Multiple efforts are underway at the national level to do just this, supported and convened by agencies like the National Quality Forum and the Council on Quality and Leadership. While quality measures focused on a base level of protection and safety guarding against adverse events are necessary, they are insufficient. These current dialogues are interested in a future that asks how can the human services field ensure that people are having a meaningful life, and how do we shift a payment system to reward the success of individuals based on the wants and needs of those individuals?

While change is slow and budgets remain tight at both the state and federal levels, we have made significant progress over the last generation. Driven by Olmstead, increased flexibility in the Medicaid program, and even rulings under the Americans with Disabilities Act, self-determination has evolved and accelerated. By transforming how we measure quality in the long-term services and supports (LTSS) system, and paying providers accordingly for achieving it, we can take another leap forward in the best interest of those living with disabilities.

Keeping Our Eyes on the Road to Self-Determination: Jeanine Zlockie

Self-determination and its importance is present in every culture. Self-determination means I am in the driver’s seat and in control of all things about me. Having the autonomy to make decisions is a founding principle in our society and critical for the independence and happiness of all people. One tool to help individuals achieve self-determination is Supported Decision-Making (SDM). SDM is when people with disabilities use friends, family members, and professionals to help them understand the everyday situations they face and choices they must make. 

A close-up photo of Jeanine Zlockie, author of the fourth of the four visions of self-determination in the article, “The Future of Self-Determination: Four Visions.” She is wearing a blazer and blouse with a large necklace, and looking directly at the camera and smiling.

So why do self-determination and SDM continue to be an uphill battle for people with intellectual and/or developmental disabilities (IDD)? Research demonstrates that self-determination and the right to make choices are key elements for a meaningful and independent life. SDM, as a strategy to support and enhance informed choice, has been shown to increase self-determination in individuals with disabilities. SDM leads to higher employment at increased wages and greater community integration, as well as increased health, welfare, and safety.

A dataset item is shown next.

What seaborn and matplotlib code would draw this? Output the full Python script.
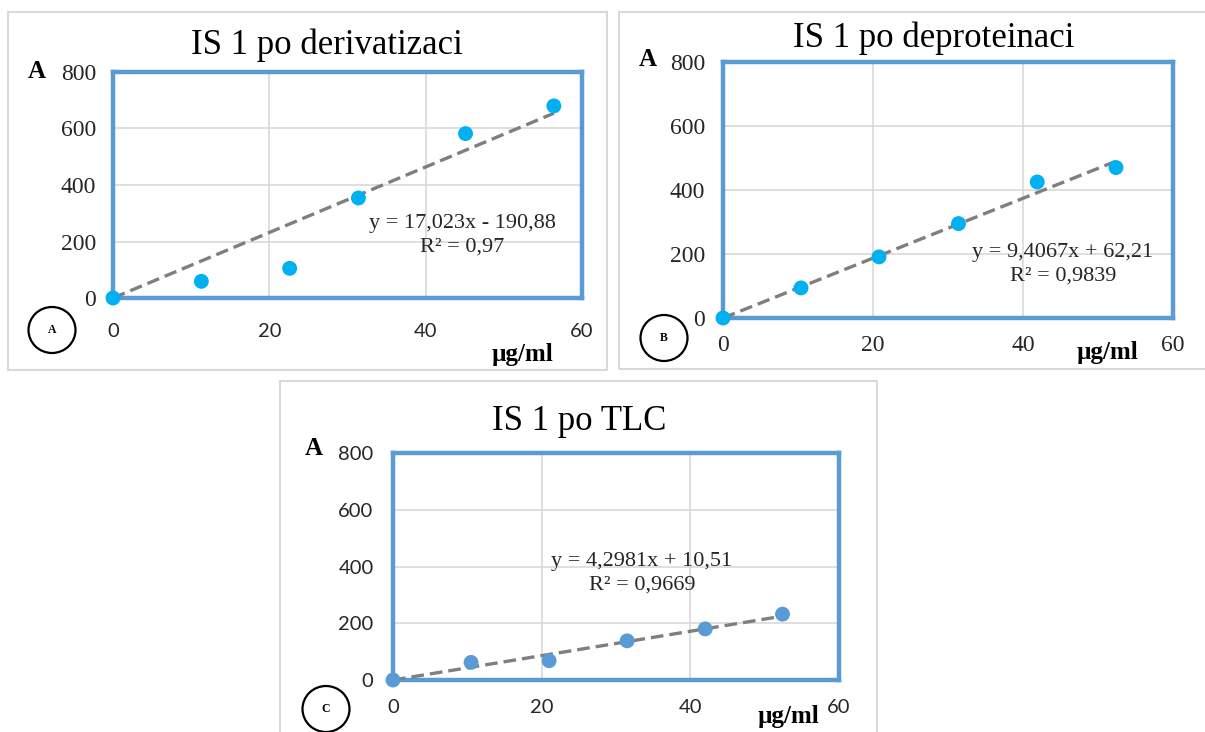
import matplotlib
matplotlib.use("Agg")
import matplotlib.pyplot as plt
from matplotlib.patches import Rectangle, Ellipse
import seaborn as sns
import pandas as pd

# ---- data ----
x_A = [0, 11.3, 22.6, 31.4, 45.1, 56.4]
y_A = [0, 59, 105, 354, 582, 680]
trend_x_A = [0, 56.4]
trend_y_A = [0, 654]

x_B = [0, 10.4, 20.8, 31.4, 41.9, 52.4]
y_B = [0, 94, 191, 295, 425, 470]
trend_x_B = [0, 52.4]
trend_y_B = [0, 490]

x_C = [0, 10.5, 21.0, 31.5, 42.0, 52.4]
y_C = [0, 62, 68, 138, 180, 232]
trend_x_C = [0, 52.4]
trend_y_C = [0, 225]

titles = ["IS 1 po derivatizaci", "IS 1 po deproteinaci", "IS 1 po TLC"]
equations = ["y = 17,023x - 190,88\nR² = 0,97",
             "y = 9,4067x + 62,21\nR² = 0,9839",
             "y = 4,2981x + 10,51\nR² = 0,9669"]
panel_letters = ["A", "B", "C"]
x_ticks = [0, 20, 40, 60]
y_ticks = [0, 200, 400, 600, 800]
x_unit = "µg/ml"
y_unit = "A"

sns.set_theme(style="white")
plt.rcParams['font.family'] = ['Liberation Serif', 'DejaVu Sans']

W, H = 1205, 732
fig = plt.figure(figsize=(W / 100, H / 100), dpi=100)
fig.patch.set_facecolor("white")

def fx(px):
    return px / W

def fy(py):
    return 1 - py / H

BLUE = "#5b9bd5"
CYAN = "#00b0f0"
GRAY = "#7f7f7f"
SERIF = "Liberation Serif"
SANS = "Lato"

panels = [
    dict(x=x_A, y=y_A, tx=trend_x_A, ty=trend_y_A, color=CYAN,
         box=(113, 72, 582, 298), frame=(8, 12, 607, 370),
         title=(327, 45), eq=(462, 235), a=(37, 72), unit=(522, 354),
         circ=(52, 330), yfont=SERIF, xfont=SANS, ypad=12, xpad=18),
    dict(x=x_B, y=y_B, tx=trend_x_B, ty=trend_y_B, color=CYAN,
         box=(723, 62, 1173, 318), frame=(619, 12, 1215, 369),
         title=(934, 38), eq=(1063, 264), a=(648, 60), unit=(1107, 352),
         circ=(664, 338), yfont=SERIF, xfont=SERIF, ypad=13, xpad=12),
    dict(x=x_C, y=y_C, tx=trend_x_C, ty=trend_y_C, color=BLUE,
         box=(393, 453, 839, 680), frame=(280, 381, 877, 745),
         title=(579, 422), eq=(642, 573), a=(314, 449), unit=(788, 716),
         circ=(326, 709), yfont=SANS, xfont=SANS, ypad=14, xpad=14),
]

for i, p in enumerate(panels):
    # outer light frame
    l, t, r, b = p["frame"]
    fig.patches.append(Rectangle((fx(l), fy(b)), fx(r) - fx(l), fy(t) - fy(b),
                                 transform=fig.transFigure, fill=False,
                                 edgecolor="#d9d9d9", linewidth=1.5, zorder=0))
    l, t, r, b = p["box"]
    ax = fig.add_axes([fx(l), fy(b), fx(r) - fx(l), fy(t) - fy(b)])
    df = pd.DataFrame({"x": p["x"], "y": p["y"]})
    tdf = pd.DataFrame({"x": p["tx"], "y": p["ty"]})
    ax.set_xlim(0, 60)
    ax.set_ylim(0, 800)
    ax.set_xticks(x_ticks)
    ax.set_yticks(y_ticks)
    ax.grid(True, color="#d9d9d9", linewidth=1.2)
    ax.set_axisbelow(True)
    sns.lineplot(data=tdf, x="x", y="y", ax=ax, color=GRAY, linewidth=2.4,
                 linestyle=(0, (3.8, 1.8)), zorder=3)
    sns.scatterplot(data=df, x="x", y="y", ax=ax, color=p["color"], s=115,
                    edgecolor="none", zorder=4, clip_on=False)
    for sp in ax.spines.values():
        sp.set_visible(True)
        sp.set_color(BLUE)
        sp.set_linewidth(3.2)
        sp.set_zorder(2)
    ax.set_xlabel("")
    ax.set_ylabel("")
    ax.tick_params(axis="both", length=0)
    ax.tick_params(axis="y", pad=p["ypad"])
    ax.tick_params(axis="x", pad=p["xpad"])
    for lab in ax.get_yticklabels():
        lab.set_fontfamily(p["yfont"])
        lab.set_fontsize(17 if p["yfont"] == SERIF else 14.5)
        lab.set_color("#262626")
    for lab in ax.get_xticklabels():
        lab.set_fontfamily(p["xfont"])
        lab.set_fontsize(17 if p["xfont"] == SERIF else 14.5)
        lab.set_color("#262626")

    fig.text(fx(p["title"][0]), fy(p["title"][1]), titles[i], ha="center",
             va="center", fontsize=25, family=SERIF, color="black")
    fig.text(fx(p["eq"][0]), fy(p["eq"][1]), equations[i], ha="center",
             va="center", fontsize=16, family=SERIF, color="#262626",
             linespacing=1.35, multialignment="center")
    fig.text(fx(p["a"][0]), fy(p["a"][1]), y_unit, ha="center", va="center",
             fontsize=18, family=SERIF, weight="bold", color="black")
    fig.text(fx(p["unit"][0]), fy(p["unit"][1]), x_unit, ha="center",
             va="center", fontsize=18, family=SERIF, weight="bold",
             color="black")
    cx, cy = p["circ"]
    fig.patches.append(Ellipse((fx(cx), fy(cy)), 47 / W, 46 / H,
                               transform=fig.transFigure, fill=False,
                               edgecolor="black", linewidth=1.6))
    fig.text(fx(cx), fy(cy), panel_letters[i], ha="center", va="center",
             fontsize=8.5, family=SERIF, weight="bold", color="black")

fig.savefig("out.png", dpi=100)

As strategies to support people to have a voice in their own decision-making grow, so too will meaningful self-determination. States have legislation recognizing the importance of SDM as a strategy along the continuum of substitute decision-making. States that have such legislation include the District of Columbia and Nevada. These efforts, coupled with national activity around autonomy and choice, and including the HCBS regulations and Administration on Community Living (ACL) funding, offer promise. My hope for the next 10 years is to see tangible growth in the ability of people with IDD to be in the driver’s seat on their personal roads to their good life destinations! The road ahead will assure that: 

  • People with IDD will have enough information or experiences to make an informed choice when they are faced with a fork in road.
  • Individuals feel empowered to take a detour and to decline preset options and considerations that are put before them. 
  • Long-term services and supports systems do not regulate people’s movements, but instead acknowledge that getting to a good life destination might require asking for directions and, sometimes, taking wrong turns.